2. Create a .datahub/flow.yaml
Instructions for the automation is taken from the special configuration file. So create the .datahub/flow.yaml
file. Here is template for you:
meta:
dataset: <dataset_name>
findability: public
# owner and ownerid should match username and id from
# cat ~/.config/datahub/config.json
owner: core
ownerid: core
inputs:
-
kind: datapackage # currently supports only datapackages
parameters:
resource-mapping:
# resource name and the link to original data-source file
<resource-name>: <http://source-site.com/datafile.csv>
# the PROCESSING part describes what to do with data, how to 'process' it
# processors are the tools that will wrangle your data. see:
# https://github.com/frictionlessdata/datapackage-pipelines - dpp
# https://github.com/frictionlessdata/tabulator-py - tabulator
# Each processor takes data from "input: <resource-name>",
# does operations that you define in this section
# and saves data into "output: <resource-name>",
# then next processor takes data there and goes on
# (for now we use the same name for input and output)
processing:
- # put this tabulator processor first in a pipeline if the source is zipped
input: <resource-name>
tabulator:
compression: zip
output: <resource-name>
# Datapackage-pipeline operations example. Here is the dpp docs:
# https://github.com/frictionlessdata/datapackage-pipelines
-
input: <resource-name>
dpp:
- # delete some columns:
run: delete_fields
parameters:
resources: <resource-name>
fields:
- id
- home_link
- keywords
- # unpivot table
run: unpivot
parameters:
resources: <resource-name>
extraKeyFields:
-
name: year
type: year
extraValueField:
name: value
type: number
unpivot:
-
name: ([0-9]{4})
keys:
year: \1
- # replace, e.g. quarters to dates: '1998 Q1' -> 1998-03-31 , Q2 -> 06-31, etc
run: find_replace
parameters:
resources: <resource-name>
fields:
-
name: date
patterns:
-
find: ([0-9]{4})( Q1)
replace: \1-03-31
-
find: ([0-9]{4})( Q2)
replace: \1-06-31
-
find: ([0-9]{4})( Q3)
replace: \1-09-30
-
find: ([0-9]{4})( Q4)
replace: \1-12-31
output: <resource-name>
# how often to update the data
schedule: every 1d
3. create .datahub/datapackage.json
.datahub/datapackage.json
file is not required, though it is used to store the dataset metadata (and to describe intermediate resources if you need them) in the package.
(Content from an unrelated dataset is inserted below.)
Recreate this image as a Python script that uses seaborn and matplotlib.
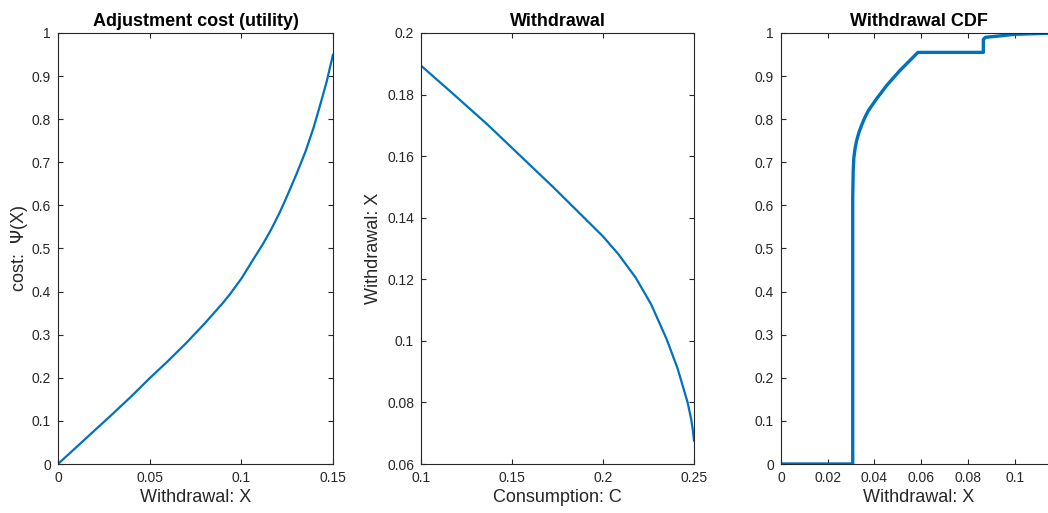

So create .datahub/datapackage.json
file. Here is example for you:
{
"name": "package_name",
"title": "package_title",
"description": "description",
"license": "ODC-PDDL-1.0",
"readme": "the very long string of readme, copy of readme.md",
// other non-required fields like:
// "homepage": "url",
// "version": "not_n",
"sources": [
{
"name": "source_name",
"path": "source_url",
"title": "title"
}
],
// resources section describes the data structure: files, fields, etc
// see the datapackage.json description for more details
// https://frictionlessdata.io/guides/data-package/
//
// with the latest changes, the automation engine could infer the resource
// schema automatically from the source data, so now we could delete 'resources'
// section from this file.
// Only leave it, if you need to describe additional intermediate resources.
"resources": [
{
"name": "resource-name", // this is a <resource-name> in the flow.yaml
"path": "data/data.csv",
"schema": {
"fields": [
{
"name": "date",
"type": "date"
},
{
"description": "field description",
"name": "GDP",
"type": "number"
}
]
}
}
]
}
4. Pushing to the server
- check that owner&ownerid in your
flow.yaml
is equal to username and id from the~/.config/datahub/config.json
file - do
data login
- do
data push-flow
Local Errors
> Error! Cannot read property 'split' of null
If you see such error it means there were some errors, but we lost it on the way. To see the actual error - please, use --debug
flag: data push-flow --debug
Pipeline Errors
- go to https://datahub.io/<username>/<dataset_name>/v/<n> to see errors.
- fix configuration files and do
data push-flow
again
Note! If you meet the error you can't fix - ask for the help here: https://gitter.im/datahubio/chat
When all errors are fixed - you will see the datapackage on the datahub.io page!
5. Final fixes
- update
readme.md
file - add automation description and a future dataset link on the datahub.io - update the
.datahub/datapackage.json
readme section - if you are planning to publish the dataset under 'core' user - change
owner/ownerid
tocore
- push the dataset with the
.datahub
folder on the GitHub (the datahub.io not stores automation scripts in the result dataset) - (optional) ask Datahub staff to push dataset under 'core' if the data is important and you want everybody to use it.